Future trends shaping the deployment decision
The next phase of logistics ERP will be influenced by AI-assisted ERP, stronger analytics expectations and more event-driven integration patterns. That will increase the importance of scalable data services, observability and secure API management. Organizations will also place more emphasis on governance, compliance and enterprise-wide identity integration as ERP becomes more connected to external ecosystems.
At the platform level, cloud-native architecture will continue to matter where portability, resilience and standardized operations are strategic priorities. However, not every logistics organization needs full platform engineering sophistication. The winning pattern will usually be the one that delivers sustainable change velocity with acceptable risk, not the one with the most advanced technical stack.
Executive Conclusion
Logistics ERP deployment should be evaluated as a business operating model decision, not a hosting preference.
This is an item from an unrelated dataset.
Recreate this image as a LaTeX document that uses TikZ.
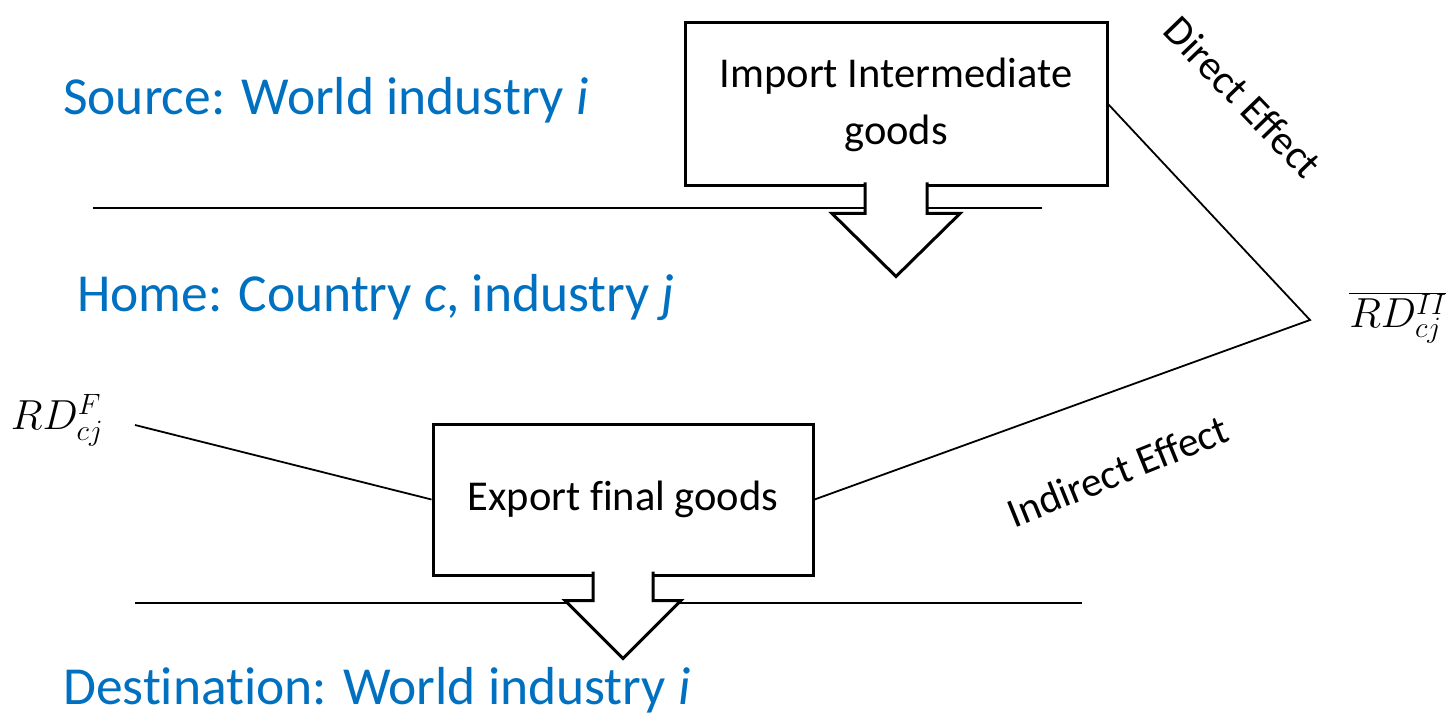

Self-hosted, private cloud, dedicated cloud, hybrid cloud, SaaS and managed cloud each offer valid advantages depending on governance requirements, internal capability, integration complexity and growth plans. The right choice balances control with agility, not one at the expense of the other.
For most enterprises, the best path is the model that minimizes avoidable operational burden while preserving the control needed for security, compliance, integration and change governance. In Odoo ERP environments, that usually means aligning deployment choice with module scope, customization strategy, support model and commercial structure from the start. When organizations apply a disciplined evaluation methodology, they can improve TCO, reduce migration risk and create a more scalable foundation for ERP modernization.